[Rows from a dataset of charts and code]
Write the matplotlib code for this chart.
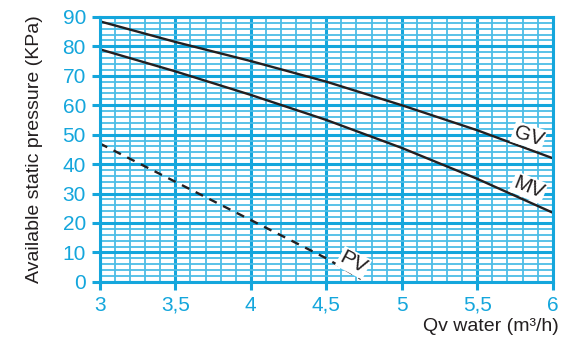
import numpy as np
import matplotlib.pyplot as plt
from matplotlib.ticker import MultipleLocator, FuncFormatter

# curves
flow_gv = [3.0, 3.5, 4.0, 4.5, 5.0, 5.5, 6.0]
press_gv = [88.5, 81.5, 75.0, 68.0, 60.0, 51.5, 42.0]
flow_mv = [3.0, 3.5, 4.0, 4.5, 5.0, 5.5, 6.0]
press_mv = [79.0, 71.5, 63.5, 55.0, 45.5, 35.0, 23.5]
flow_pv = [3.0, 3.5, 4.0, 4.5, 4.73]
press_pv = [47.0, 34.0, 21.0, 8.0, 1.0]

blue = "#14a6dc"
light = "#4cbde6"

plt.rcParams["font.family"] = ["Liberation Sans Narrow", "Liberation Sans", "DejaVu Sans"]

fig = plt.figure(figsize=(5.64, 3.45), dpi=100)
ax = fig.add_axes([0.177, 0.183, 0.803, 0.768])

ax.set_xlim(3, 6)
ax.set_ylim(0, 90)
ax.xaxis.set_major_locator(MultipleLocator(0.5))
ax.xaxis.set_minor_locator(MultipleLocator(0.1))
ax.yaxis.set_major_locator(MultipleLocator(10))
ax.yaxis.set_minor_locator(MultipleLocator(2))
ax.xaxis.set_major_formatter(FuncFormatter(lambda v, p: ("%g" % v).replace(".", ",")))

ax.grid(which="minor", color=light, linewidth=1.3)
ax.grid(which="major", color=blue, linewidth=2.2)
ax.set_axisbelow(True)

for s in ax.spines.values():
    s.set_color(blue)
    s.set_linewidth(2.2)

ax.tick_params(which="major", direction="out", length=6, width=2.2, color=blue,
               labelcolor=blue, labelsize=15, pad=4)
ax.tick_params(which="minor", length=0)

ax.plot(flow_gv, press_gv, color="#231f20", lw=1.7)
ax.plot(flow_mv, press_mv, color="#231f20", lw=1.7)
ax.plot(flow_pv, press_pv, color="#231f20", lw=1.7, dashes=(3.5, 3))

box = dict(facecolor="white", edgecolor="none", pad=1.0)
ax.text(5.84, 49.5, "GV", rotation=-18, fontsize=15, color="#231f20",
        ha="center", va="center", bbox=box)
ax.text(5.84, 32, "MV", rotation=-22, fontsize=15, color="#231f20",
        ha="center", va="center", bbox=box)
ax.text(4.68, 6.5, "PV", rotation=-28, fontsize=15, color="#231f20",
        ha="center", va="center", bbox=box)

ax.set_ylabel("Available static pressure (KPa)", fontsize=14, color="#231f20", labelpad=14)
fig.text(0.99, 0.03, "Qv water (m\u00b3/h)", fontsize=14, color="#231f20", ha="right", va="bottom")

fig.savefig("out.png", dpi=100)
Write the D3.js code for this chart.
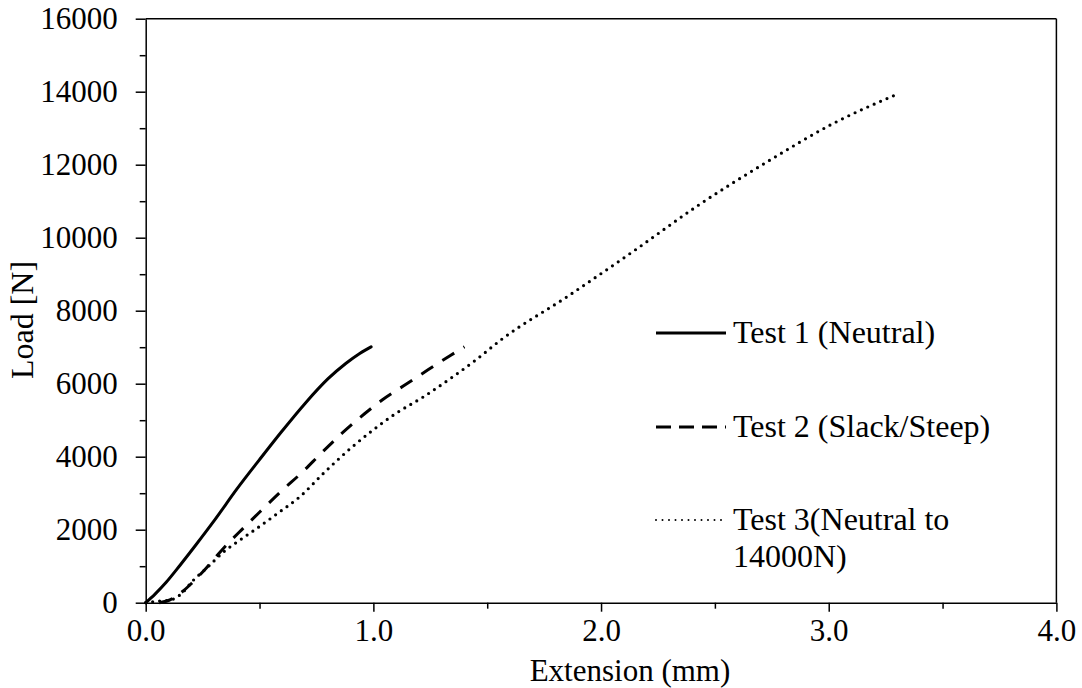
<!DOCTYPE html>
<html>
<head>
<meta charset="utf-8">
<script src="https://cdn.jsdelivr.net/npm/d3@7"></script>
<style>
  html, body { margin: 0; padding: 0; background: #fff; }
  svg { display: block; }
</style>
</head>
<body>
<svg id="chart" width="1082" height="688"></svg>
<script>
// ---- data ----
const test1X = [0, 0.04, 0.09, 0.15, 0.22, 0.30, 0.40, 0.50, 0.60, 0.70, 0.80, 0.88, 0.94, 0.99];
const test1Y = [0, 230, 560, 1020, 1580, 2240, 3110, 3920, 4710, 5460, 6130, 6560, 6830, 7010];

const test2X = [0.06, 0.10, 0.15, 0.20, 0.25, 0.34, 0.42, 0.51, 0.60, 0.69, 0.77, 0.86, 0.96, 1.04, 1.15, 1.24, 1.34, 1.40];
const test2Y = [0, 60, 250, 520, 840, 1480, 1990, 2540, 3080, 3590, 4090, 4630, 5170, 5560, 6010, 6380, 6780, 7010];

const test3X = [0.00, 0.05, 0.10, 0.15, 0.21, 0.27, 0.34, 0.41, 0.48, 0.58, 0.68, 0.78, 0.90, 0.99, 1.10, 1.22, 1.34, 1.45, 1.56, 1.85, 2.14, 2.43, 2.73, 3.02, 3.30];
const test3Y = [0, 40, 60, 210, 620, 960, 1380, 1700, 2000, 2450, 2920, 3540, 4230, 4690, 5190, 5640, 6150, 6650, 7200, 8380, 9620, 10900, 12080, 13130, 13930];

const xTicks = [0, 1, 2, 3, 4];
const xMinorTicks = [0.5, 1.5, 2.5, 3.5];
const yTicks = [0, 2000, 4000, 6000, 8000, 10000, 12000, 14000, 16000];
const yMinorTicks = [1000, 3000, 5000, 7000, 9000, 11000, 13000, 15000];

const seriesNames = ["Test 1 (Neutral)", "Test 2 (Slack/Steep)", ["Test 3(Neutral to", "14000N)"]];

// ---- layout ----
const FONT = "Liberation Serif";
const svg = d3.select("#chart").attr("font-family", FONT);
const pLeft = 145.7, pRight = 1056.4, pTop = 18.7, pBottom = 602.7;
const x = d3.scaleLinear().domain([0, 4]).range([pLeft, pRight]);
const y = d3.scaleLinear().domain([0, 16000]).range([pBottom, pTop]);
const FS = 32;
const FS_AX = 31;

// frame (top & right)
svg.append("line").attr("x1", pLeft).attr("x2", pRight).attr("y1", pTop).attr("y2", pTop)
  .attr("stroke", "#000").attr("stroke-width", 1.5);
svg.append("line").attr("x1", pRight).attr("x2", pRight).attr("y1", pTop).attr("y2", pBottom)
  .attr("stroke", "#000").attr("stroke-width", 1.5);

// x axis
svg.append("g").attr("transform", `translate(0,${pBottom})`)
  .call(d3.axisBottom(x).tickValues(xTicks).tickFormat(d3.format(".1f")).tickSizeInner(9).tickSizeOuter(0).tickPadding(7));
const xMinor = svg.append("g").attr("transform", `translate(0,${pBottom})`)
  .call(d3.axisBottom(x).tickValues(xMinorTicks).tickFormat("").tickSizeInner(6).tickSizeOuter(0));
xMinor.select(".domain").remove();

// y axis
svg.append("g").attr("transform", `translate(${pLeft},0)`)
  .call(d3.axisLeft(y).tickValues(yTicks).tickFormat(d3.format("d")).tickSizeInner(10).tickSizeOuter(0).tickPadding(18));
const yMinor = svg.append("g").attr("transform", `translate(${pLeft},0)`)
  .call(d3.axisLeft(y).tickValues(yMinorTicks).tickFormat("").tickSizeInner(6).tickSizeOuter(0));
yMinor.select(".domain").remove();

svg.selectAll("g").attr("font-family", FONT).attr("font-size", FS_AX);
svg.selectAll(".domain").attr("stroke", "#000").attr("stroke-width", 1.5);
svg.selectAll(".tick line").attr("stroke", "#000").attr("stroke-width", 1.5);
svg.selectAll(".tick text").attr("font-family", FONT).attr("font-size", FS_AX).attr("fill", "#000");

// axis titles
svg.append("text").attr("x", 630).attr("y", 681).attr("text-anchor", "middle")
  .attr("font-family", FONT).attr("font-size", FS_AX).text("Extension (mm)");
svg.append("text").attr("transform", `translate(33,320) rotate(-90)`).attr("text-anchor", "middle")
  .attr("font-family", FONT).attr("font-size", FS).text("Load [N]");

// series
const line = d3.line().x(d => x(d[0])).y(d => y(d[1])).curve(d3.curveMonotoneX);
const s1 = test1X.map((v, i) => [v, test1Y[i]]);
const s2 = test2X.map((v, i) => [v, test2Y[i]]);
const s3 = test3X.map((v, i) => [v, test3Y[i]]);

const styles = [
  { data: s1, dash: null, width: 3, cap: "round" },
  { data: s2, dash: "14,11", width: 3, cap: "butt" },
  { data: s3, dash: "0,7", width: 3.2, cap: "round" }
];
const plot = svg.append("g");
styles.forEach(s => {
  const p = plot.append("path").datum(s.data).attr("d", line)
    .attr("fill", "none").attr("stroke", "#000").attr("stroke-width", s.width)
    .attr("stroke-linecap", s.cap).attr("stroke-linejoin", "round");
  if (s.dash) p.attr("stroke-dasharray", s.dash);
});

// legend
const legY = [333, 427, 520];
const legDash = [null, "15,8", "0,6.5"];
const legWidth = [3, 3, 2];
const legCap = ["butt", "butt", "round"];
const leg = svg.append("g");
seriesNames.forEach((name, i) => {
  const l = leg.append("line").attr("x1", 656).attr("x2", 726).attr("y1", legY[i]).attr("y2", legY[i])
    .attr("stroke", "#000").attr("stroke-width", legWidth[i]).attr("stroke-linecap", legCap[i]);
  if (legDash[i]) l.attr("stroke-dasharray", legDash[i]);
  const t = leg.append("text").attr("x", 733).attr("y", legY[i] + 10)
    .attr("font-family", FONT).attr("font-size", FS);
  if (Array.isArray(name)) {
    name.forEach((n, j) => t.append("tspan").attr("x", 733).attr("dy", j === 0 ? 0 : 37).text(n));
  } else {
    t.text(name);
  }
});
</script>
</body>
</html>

What the task requires
Repeat exactly, and only, the lines from the one containing "Write the D3.js code for this chart." through the one containing "12080, 13130, 13930];", both included, without the pictures.

Correct answer
Write the D3.js code for this chart.
<!DOCTYPE html>
<html>
<head>
<meta charset="utf-8">
<script src="https://cdn.jsdelivr.net/npm/d3@7"></script>
<style>
  html, body { margin: 0; padding: 0; background: #fff; }
  svg { display: block; }
</style>
</head>
<body>
<svg id="chart" width="1082" height="688"></svg>
<script>
// ---- data ----
const test1X = [0, 0.04, 0.09, 0.15, 0.22, 0.30, 0.40, 0.50, 0.60, 0.70, 0.80, 0.88, 0.94, 0.99];
const test1Y = [0, 230, 560, 1020, 1580, 2240, 3110, 3920, 4710, 5460, 6130, 6560, 6830, 7010];

const test2X = [0.06, 0.10, 0.15, 0.20, 0.25, 0.34, 0.42, 0.51, 0.60, 0.69, 0.77, 0.86, 0.96, 1.04, 1.15, 1.24, 1.34, 1.40];
const test2Y = [0, 60, 250, 520, 840, 1480, 1990, 2540, 3080, 3590, 4090, 4630, 5170, 5560, 6010, 6380, 6780, 7010];

const test3X = [0.00, 0.05, 0.10, 0.15, 0.21, 0.27, 0.34, 0.41, 0.48, 0.58, 0.68, 0.78, 0.90, 0.99, 1.10, 1.22, 1.34, 1.45, 1.56, 1.85, 2.14, 2.43, 2.73, 3.02, 3.30];
const test3Y = [0, 40, 60, 210, 620, 960, 1380, 1700, 2000, 2450, 2920, 3540, 4230, 4690, 5190, 5640, 6150, 6650, 7200, 8380, 9620, 10900, 12080, 13130, 13930];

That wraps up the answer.